• [Requirement] Start at the line holding "Convert this chart to Plotly code.", stop at the line holding "y_ticks = [0, 10000, 20000, 30000, 40000, 50000, 60000]", and repeat those lines exactly, both ends included; skip the pictures.

• [Data shown]
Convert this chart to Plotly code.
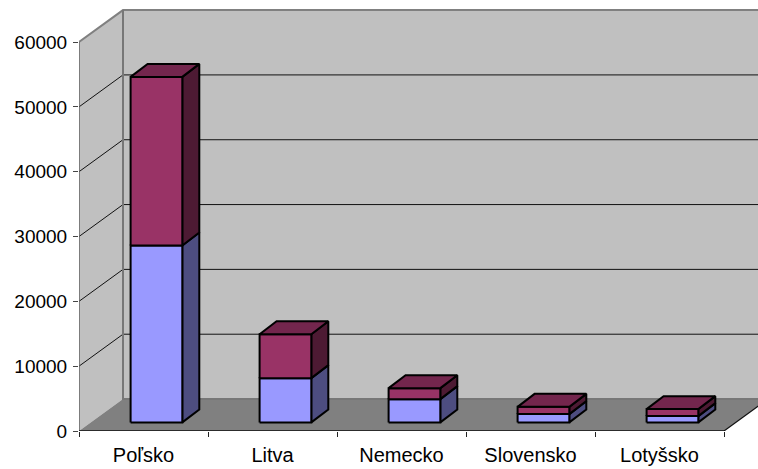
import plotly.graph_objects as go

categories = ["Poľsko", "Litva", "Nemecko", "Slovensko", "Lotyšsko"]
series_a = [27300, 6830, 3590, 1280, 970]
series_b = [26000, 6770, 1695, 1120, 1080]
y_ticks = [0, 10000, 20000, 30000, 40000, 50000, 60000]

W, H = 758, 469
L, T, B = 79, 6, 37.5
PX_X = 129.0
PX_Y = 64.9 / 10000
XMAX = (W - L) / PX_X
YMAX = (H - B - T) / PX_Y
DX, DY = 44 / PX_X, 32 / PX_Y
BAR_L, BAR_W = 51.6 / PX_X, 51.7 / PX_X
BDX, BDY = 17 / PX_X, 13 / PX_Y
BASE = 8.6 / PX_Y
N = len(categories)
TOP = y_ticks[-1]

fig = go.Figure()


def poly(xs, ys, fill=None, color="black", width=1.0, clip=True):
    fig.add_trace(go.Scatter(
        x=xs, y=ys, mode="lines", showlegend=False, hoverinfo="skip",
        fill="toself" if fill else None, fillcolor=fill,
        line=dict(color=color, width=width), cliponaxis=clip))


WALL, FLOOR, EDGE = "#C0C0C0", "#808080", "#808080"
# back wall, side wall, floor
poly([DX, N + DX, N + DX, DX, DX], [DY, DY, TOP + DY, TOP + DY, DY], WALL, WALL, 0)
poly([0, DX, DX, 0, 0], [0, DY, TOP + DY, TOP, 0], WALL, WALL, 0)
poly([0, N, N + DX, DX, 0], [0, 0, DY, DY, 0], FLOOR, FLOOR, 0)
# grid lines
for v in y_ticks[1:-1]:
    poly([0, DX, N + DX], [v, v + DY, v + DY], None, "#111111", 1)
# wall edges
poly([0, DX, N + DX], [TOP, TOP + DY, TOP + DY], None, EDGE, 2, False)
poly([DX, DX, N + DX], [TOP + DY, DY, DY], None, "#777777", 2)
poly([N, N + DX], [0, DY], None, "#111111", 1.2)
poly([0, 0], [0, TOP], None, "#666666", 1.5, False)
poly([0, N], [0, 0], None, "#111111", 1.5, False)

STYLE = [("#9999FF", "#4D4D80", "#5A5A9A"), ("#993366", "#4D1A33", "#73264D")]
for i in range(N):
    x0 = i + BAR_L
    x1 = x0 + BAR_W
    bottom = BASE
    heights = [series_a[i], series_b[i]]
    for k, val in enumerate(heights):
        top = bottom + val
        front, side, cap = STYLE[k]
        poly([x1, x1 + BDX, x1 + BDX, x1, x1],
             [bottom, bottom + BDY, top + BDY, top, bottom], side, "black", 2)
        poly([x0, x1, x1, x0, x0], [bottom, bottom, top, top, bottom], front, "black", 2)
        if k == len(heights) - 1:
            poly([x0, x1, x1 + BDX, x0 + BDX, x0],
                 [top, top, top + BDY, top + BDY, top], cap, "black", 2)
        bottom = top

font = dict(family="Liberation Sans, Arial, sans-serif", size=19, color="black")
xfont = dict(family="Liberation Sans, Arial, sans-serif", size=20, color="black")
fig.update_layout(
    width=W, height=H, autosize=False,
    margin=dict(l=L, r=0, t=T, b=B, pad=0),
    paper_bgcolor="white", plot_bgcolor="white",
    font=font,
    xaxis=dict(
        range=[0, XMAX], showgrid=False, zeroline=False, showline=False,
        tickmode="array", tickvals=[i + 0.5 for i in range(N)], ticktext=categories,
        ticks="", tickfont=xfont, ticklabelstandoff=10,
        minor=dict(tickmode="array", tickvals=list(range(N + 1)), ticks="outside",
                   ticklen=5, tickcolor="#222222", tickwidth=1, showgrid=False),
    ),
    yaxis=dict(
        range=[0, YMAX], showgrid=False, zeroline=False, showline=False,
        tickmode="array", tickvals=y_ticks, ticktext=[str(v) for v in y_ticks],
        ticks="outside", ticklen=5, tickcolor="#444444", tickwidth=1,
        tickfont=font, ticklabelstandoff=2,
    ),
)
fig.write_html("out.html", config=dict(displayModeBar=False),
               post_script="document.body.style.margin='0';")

==

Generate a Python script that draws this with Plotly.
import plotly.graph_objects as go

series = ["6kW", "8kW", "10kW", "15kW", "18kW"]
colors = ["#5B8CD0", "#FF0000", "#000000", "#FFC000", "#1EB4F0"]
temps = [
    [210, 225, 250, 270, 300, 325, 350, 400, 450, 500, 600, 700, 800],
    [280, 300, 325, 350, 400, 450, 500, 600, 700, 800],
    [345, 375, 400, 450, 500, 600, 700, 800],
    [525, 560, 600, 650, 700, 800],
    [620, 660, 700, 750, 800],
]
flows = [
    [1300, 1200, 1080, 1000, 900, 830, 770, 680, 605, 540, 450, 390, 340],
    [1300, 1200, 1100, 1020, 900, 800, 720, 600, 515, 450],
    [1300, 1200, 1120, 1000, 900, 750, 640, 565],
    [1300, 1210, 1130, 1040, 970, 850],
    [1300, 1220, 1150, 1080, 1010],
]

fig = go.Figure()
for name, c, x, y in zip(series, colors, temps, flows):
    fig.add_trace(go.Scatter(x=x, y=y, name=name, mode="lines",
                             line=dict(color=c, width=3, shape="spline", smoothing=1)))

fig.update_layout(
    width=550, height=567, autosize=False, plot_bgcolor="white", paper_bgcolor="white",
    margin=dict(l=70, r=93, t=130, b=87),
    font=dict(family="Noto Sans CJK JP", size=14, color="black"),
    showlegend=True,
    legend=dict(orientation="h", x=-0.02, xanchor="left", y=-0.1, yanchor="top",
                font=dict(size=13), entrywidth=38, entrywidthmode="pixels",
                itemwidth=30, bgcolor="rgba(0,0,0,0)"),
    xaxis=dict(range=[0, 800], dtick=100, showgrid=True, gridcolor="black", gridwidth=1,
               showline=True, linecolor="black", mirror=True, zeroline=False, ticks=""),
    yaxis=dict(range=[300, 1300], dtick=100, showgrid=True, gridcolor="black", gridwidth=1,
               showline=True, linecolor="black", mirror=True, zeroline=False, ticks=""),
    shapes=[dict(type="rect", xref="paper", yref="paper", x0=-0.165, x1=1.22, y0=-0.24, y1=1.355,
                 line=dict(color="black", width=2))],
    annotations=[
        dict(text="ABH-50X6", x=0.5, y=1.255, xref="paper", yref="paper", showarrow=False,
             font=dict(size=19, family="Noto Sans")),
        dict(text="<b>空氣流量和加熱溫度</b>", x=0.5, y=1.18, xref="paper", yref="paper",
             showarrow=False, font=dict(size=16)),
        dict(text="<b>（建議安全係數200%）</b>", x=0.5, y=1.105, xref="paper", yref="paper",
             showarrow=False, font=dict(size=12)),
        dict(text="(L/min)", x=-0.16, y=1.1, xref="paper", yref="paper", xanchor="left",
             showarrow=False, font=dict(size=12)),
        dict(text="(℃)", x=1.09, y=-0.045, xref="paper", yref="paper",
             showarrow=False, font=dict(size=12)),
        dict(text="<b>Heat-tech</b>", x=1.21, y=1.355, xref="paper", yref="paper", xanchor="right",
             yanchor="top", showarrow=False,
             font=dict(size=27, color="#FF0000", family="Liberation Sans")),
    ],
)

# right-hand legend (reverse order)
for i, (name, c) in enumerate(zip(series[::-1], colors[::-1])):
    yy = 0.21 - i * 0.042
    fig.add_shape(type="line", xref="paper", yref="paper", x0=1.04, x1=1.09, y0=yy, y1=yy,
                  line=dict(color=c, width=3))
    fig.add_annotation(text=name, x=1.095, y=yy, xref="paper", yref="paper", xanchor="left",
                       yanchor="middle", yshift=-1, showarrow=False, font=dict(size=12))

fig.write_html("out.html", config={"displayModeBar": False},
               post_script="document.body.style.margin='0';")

• [Response below]
Convert this chart to Plotly code.
import plotly.graph_objects as go

categories = ["Poľsko", "Litva", "Nemecko", "Slovensko", "Lotyšsko"]
series_a = [27300, 6830, 3590, 1280, 970]
series_b = [26000, 6770, 1695, 1120, 1080]
y_ticks = [0, 10000, 20000, 30000, 40000, 50000, 60000]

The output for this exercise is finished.